DESCRIPTION OF THE TASK →
Images should be left out, and everything else in the listing reproduced exactly.

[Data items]
#####

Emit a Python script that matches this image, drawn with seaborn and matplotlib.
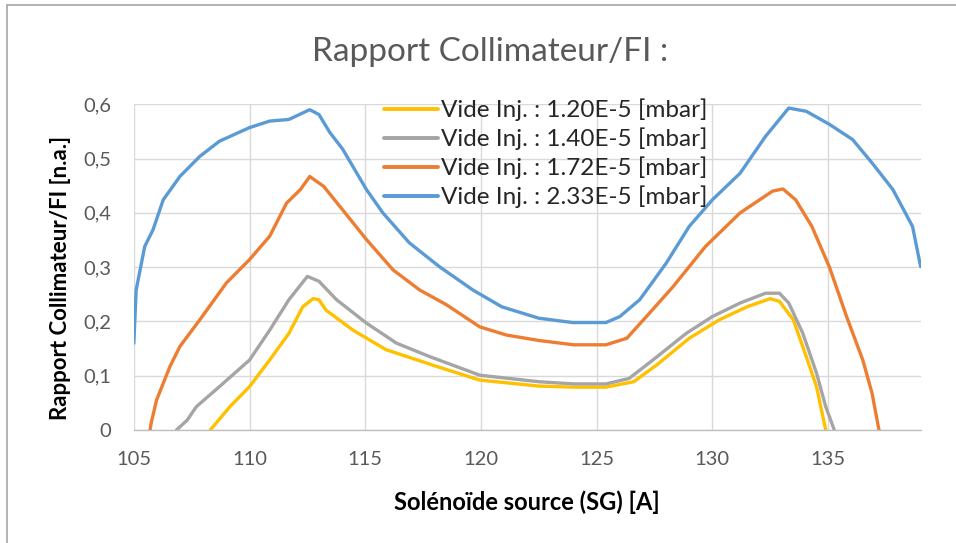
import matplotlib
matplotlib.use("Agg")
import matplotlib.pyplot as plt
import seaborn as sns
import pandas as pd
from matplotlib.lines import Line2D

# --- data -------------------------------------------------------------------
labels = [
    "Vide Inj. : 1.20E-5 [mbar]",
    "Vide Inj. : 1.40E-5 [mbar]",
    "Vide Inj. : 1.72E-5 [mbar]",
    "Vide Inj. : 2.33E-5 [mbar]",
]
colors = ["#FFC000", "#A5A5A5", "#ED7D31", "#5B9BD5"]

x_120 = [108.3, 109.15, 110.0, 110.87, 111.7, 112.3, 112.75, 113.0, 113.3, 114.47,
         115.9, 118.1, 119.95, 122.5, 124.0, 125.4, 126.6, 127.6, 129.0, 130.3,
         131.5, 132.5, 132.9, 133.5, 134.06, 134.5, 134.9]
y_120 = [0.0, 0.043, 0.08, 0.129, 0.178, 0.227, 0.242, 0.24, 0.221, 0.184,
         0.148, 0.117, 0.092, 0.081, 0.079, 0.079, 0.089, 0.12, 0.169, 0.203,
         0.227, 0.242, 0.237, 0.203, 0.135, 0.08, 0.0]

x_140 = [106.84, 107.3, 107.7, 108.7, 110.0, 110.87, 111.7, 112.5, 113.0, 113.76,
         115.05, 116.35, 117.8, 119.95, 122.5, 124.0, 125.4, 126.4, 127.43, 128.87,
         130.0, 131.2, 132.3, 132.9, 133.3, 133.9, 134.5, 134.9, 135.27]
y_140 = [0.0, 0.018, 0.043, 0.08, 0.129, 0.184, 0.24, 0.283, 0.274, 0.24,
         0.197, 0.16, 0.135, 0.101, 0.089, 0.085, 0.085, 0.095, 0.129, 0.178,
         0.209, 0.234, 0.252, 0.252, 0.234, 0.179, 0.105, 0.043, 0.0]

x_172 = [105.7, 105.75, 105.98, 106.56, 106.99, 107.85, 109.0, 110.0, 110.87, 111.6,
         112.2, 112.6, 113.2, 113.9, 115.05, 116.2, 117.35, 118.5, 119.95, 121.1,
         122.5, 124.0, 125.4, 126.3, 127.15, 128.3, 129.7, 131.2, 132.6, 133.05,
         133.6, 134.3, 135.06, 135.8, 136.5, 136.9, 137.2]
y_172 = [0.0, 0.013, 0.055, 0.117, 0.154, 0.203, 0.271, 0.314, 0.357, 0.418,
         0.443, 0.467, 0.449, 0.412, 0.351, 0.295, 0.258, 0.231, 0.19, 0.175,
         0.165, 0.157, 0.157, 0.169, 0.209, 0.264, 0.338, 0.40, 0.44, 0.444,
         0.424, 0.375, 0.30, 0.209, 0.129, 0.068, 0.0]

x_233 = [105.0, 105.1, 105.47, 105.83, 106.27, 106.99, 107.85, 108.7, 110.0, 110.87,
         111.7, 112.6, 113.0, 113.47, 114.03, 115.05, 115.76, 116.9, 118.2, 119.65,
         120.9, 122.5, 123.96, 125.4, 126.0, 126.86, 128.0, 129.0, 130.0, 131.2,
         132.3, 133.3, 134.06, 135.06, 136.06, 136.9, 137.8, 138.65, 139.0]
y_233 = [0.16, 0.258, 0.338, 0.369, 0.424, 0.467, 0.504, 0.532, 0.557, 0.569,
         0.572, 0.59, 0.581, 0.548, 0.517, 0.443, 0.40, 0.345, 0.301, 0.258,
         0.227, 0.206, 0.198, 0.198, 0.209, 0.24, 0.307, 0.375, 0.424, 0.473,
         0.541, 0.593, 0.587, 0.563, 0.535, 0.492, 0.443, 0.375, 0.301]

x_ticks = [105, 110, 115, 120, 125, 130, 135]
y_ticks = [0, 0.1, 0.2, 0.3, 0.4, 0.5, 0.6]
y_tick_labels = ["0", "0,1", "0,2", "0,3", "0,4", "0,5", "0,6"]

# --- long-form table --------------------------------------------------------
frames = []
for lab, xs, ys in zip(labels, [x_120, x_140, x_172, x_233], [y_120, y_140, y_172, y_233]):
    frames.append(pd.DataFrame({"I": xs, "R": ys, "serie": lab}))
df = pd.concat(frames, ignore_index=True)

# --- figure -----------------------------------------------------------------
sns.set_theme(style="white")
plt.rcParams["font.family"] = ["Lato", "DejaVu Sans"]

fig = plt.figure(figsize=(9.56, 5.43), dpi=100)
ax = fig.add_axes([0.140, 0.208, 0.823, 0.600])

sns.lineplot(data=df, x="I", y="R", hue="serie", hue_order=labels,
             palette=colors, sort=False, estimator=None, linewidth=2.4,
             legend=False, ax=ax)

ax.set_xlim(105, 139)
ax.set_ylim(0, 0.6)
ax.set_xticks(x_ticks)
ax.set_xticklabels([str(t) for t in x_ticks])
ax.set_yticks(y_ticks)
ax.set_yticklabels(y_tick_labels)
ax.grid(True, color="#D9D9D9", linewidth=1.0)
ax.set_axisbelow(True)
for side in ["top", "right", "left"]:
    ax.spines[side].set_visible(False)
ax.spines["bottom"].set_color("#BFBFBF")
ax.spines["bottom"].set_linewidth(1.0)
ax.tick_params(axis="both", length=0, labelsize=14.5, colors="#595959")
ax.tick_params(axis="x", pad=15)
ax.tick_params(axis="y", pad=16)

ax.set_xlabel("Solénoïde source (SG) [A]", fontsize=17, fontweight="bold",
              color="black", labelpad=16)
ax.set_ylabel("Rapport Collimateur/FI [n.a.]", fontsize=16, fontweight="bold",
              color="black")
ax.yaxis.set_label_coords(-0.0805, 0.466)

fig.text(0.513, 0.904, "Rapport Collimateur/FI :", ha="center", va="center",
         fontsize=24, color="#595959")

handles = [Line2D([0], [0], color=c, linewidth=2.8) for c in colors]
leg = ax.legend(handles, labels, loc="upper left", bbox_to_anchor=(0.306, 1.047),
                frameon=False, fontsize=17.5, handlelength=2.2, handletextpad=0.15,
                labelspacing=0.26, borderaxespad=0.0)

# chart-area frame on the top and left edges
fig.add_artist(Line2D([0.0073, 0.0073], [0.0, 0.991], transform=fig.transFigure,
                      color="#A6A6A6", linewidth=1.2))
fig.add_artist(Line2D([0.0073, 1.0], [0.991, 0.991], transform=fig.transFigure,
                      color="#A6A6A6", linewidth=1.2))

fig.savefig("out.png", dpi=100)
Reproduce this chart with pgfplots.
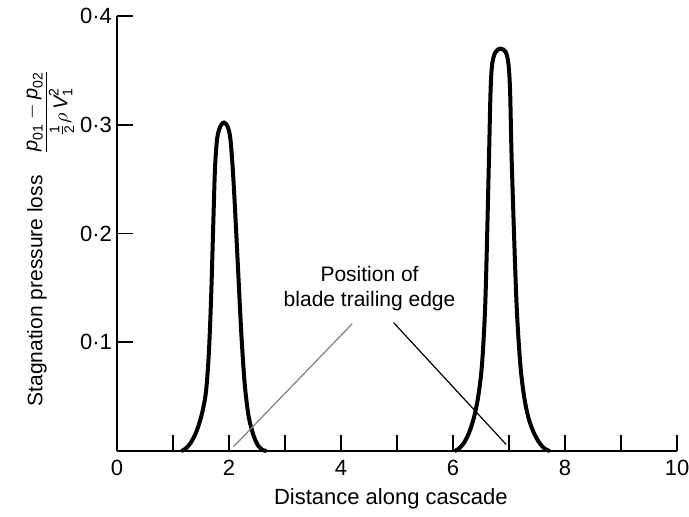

#####

RESPONSE BELOW →
Emit a Python script that matches this image, drawn with seaborn and matplotlib.
import matplotlib
matplotlib.use("Agg")
import matplotlib.pyplot as plt
import seaborn as sns
import pandas as pd
from matplotlib.lines import Line2D

# --- data -------------------------------------------------------------------
labels = [
    "Vide Inj. : 1.20E-5 [mbar]",
    "Vide Inj. : 1.40E-5 [mbar]",
    "Vide Inj. : 1.72E-5 [mbar]",
    "Vide Inj. : 2.33E-5 [mbar]",
]
colors = ["#FFC000", "#A5A5A5", "#ED7D31", "#5B9BD5"]

x_120 = [108.3, 109.15, 110.0, 110.87, 111.7, 112.3, 112.75, 113.0, 113.3, 114.47,
         115.9, 118.1, 119.95, 122.5, 124.0, 125.4, 126.6, 127.6, 129.0, 130.3,
         131.5, 132.5, 132.9, 133.5, 134.06, 134.5, 134.9]
y_120 = [0.0, 0.043, 0.08, 0.129, 0.178, 0.227, 0.242, 0.24, 0.221, 0.184,
         0.148, 0.117, 0.092, 0.081, 0.079, 0.079, 0.089, 0.12, 0.169, 0.203,
         0.227, 0.242, 0.237, 0.203, 0.135, 0.08, 0.0]

x_140 = [106.84, 107.3, 107.7, 108.7, 110.0, 110.87, 111.7, 112.5, 113.0, 113.76,
         115.05, 116.35, 117.8, 119.95, 122.5, 124.0, 125.4, 126.4, 127.43, 128.87,
         130.0, 131.2, 132.3, 132.9, 133.3, 133.9, 134.5, 134.9, 135.27]
y_140 = [0.0, 0.018, 0.043, 0.08, 0.129, 0.184, 0.24, 0.283, 0.274, 0.24,
         0.197, 0.16, 0.135, 0.101, 0.089, 0.085, 0.085, 0.095, 0.129, 0.178,
         0.209, 0.234, 0.252, 0.252, 0.234, 0.179, 0.105, 0.043, 0.0]

x_172 = [105.7, 105.75, 105.98, 106.56, 106.99, 107.85, 109.0, 110.0, 110.87, 111.6,
         112.2, 112.6, 113.2, 113.9, 115.05, 116.2, 117.35, 118.5, 119.95, 121.1,
         122.5, 124.0, 125.4, 126.3, 127.15, 128.3, 129.7, 131.2, 132.6, 133.05,
         133.6, 134.3, 135.06, 135.8, 136.5, 136.9, 137.2]
y_172 = [0.0, 0.013, 0.055, 0.117, 0.154, 0.203, 0.271, 0.314, 0.357, 0.418,
         0.443, 0.467, 0.449, 0.412, 0.351, 0.295, 0.258, 0.231, 0.19, 0.175,
         0.165, 0.157, 0.157, 0.169, 0.209, 0.264, 0.338, 0.40, 0.44, 0.444,
         0.424, 0.375, 0.30, 0.209, 0.129, 0.068, 0.0]

x_233 = [105.0, 105.1, 105.47, 105.83, 106.27, 106.99, 107.85, 108.7, 110.0, 110.87,
         111.7, 112.6, 113.0, 113.47, 114.03, 115.05, 115.76, 116.9, 118.2, 119.65,
         120.9, 122.5, 123.96, 125.4, 126.0, 126.86, 128.0, 129.0, 130.0, 131.2,
         132.3, 133.3, 134.06, 135.06, 136.06, 136.9, 137.8, 138.65, 139.0]
y_233 = [0.16, 0.258, 0.338, 0.369, 0.424, 0.467, 0.504, 0.532, 0.557, 0.569,
         0.572, 0.59, 0.581, 0.548, 0.517, 0.443, 0.40, 0.345, 0.301, 0.258,
         0.227, 0.206, 0.198, 0.198, 0.209, 0.24, 0.307, 0.375, 0.424, 0.473,
         0.541, 0.593, 0.587, 0.563, 0.535, 0.492, 0.443, 0.375, 0.301]

x_ticks = [105, 110, 115, 120, 125, 130, 135]
y_ticks = [0, 0.1, 0.2, 0.3, 0.4, 0.5, 0.6]
y_tick_labels = ["0", "0,1", "0,2", "0,3", "0,4", "0,5", "0,6"]

# --- long-form table --------------------------------------------------------
frames = []
for lab, xs, ys in zip(labels, [x_120, x_140, x_172, x_233], [y_120, y_140, y_172, y_233]):
    frames.append(pd.DataFrame({"I": xs, "R": ys, "serie": lab}))
df = pd.concat(frames, ignore_index=True)

# --- figure -----------------------------------------------------------------
sns.set_theme(style="white")
plt.rcParams["font.family"] = ["Lato", "DejaVu Sans"]

fig = plt.figure(figsize=(9.56, 5.43), dpi=100)
ax = fig.add_axes([0.140, 0.208, 0.823, 0.600])

sns.lineplot(data=df, x="I", y="R", hue="serie", hue_order=labels,
             palette=colors, sort=False, estimator=None, linewidth=2.4,
             legend=False, ax=ax)

ax.set_xlim(105, 139)
ax.set_ylim(0, 0.6)
ax.set_xticks(x_ticks)
ax.set_xticklabels([str(t) for t in x_ticks])
ax.set_yticks(y_ticks)
ax.set_yticklabels(y_tick_labels)
ax.grid(True, color="#D9D9D9", linewidth=1.0)
ax.set_axisbelow(True)
for side in ["top", "right", "left"]:
    ax.spines[side].set_visible(False)
ax.spines["bottom"].set_color("#BFBFBF")
ax.spines["bottom"].set_linewidth(1.0)
ax.tick_params(axis="both", length=0, labelsize=14.5, colors="#595959")
ax.tick_params(axis="x", pad=15)
ax.tick_params(axis="y", pad=16)

ax.set_xlabel("Solénoïde source (SG) [A]", fontsize=17, fontweight="bold",
              color="black", labelpad=16)
ax.set_ylabel("Rapport Collimateur/FI [n.a.]", fontsize=16, fontweight="bold",
              color="black")
ax.yaxis.set_label_coords(-0.0805, 0.466)

fig.text(0.513, 0.904, "Rapport Collimateur/FI :", ha="center", va="center",
         fontsize=24, color="#595959")

handles = [Line2D([0], [0], color=c, linewidth=2.8) for c in colors]
leg = ax.legend(handles, labels, loc="upper left", bbox_to_anchor=(0.306, 1.047),
                frameon=False, fontsize=17.5, handlelength=2.2, handletextpad=0.15,
                labelspacing=0.26, borderaxespad=0.0)

# chart-area frame on the top and left edges
fig.add_artist(Line2D([0.0073, 0.0073], [0.0, 0.991], transform=fig.transFigure,
                      color="#A6A6A6", linewidth=1.2))
fig.add_artist(Line2D([0.0073, 1.0], [0.991, 0.991], transform=fig.transFigure,
                      color="#A6A6A6", linewidth=1.2))

fig.savefig("out.png", dpi=100)
Reproduce this chart with pgfplots.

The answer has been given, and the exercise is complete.